What might have been still preys on James McFadden's mind. Scotland could have been in World Cup play-off action today if the players had applied themselves a bit better.

If only there were more moments like thisJames McFadden will be looking to start Scotland on the road to qualification for the EURO championships when he plays against Wales today in Cardiff. He considers the failure to reach the finals of the the past two major tournaments as "wasted opportunities" due to the quality of the teams they came up against in the qualifying groups. McFadden thinks that the national team let themselves down by not at least finishing second in their qualification group for the World Cup in South Africa and that the players did not do George Burley any favours, with the head coach being the target of the criticism for their failure. Playing Wales in a friendly is no compensation for playing in a play off like the Republic of Ireland this weekend.

Despite being considered as one of the most probable teams to be heading to Africa, Scotland eventually finished a disappointing third in Group Nine having lost 1-0 at home to Holland in their final game.

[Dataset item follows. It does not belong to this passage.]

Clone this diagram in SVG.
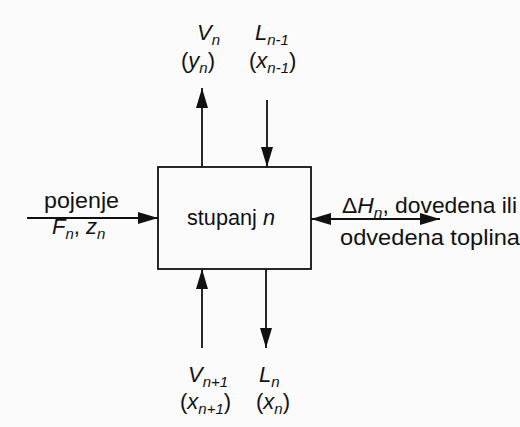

McFadden feels the performance of the national team over the past three years has ultimately not been good enough. He said: "I think the last two campaigns have been wasted opportunities because of the standard of the opposition. We had a great chance the time before last and obviously at the start of the last campaign you would have fancied us to finish second behind Holland, and maybe even push them to try and win the group. But obviously that never worked out. Holland ran away with it and we let ourselves down I would say during the campaign because at times we never played the best that we could have. I don't know why, I just think some games we never played particularly well, other games we did. You need to play consistently well throughout the campaign and we never did that."

The Birmingham man said it would have been "nonsense" to have have considered international retirement after Scotland's failure to qualify for the World Cup, insisting he would be "embarrassed" to have done so. But he did say the players within the international set-up did not cover themselves in glory with the way they performed during the qualifying campaign, insisting they, not Burley, deserved the blame.  McFadden said: "I think the manager took the brunt of the criticism but the players didn't exactly perform to great levels themselves. Us as players, we didn't play as well as we could have done. We're determined to prove that we're good enough and that we can reach the levels that we have done before. We're all getting older and we want to play at the highest level, to play at the big tournaments. First and foremost we're behind the manager, but we need to do it for ourselves as well to prove we're good enough."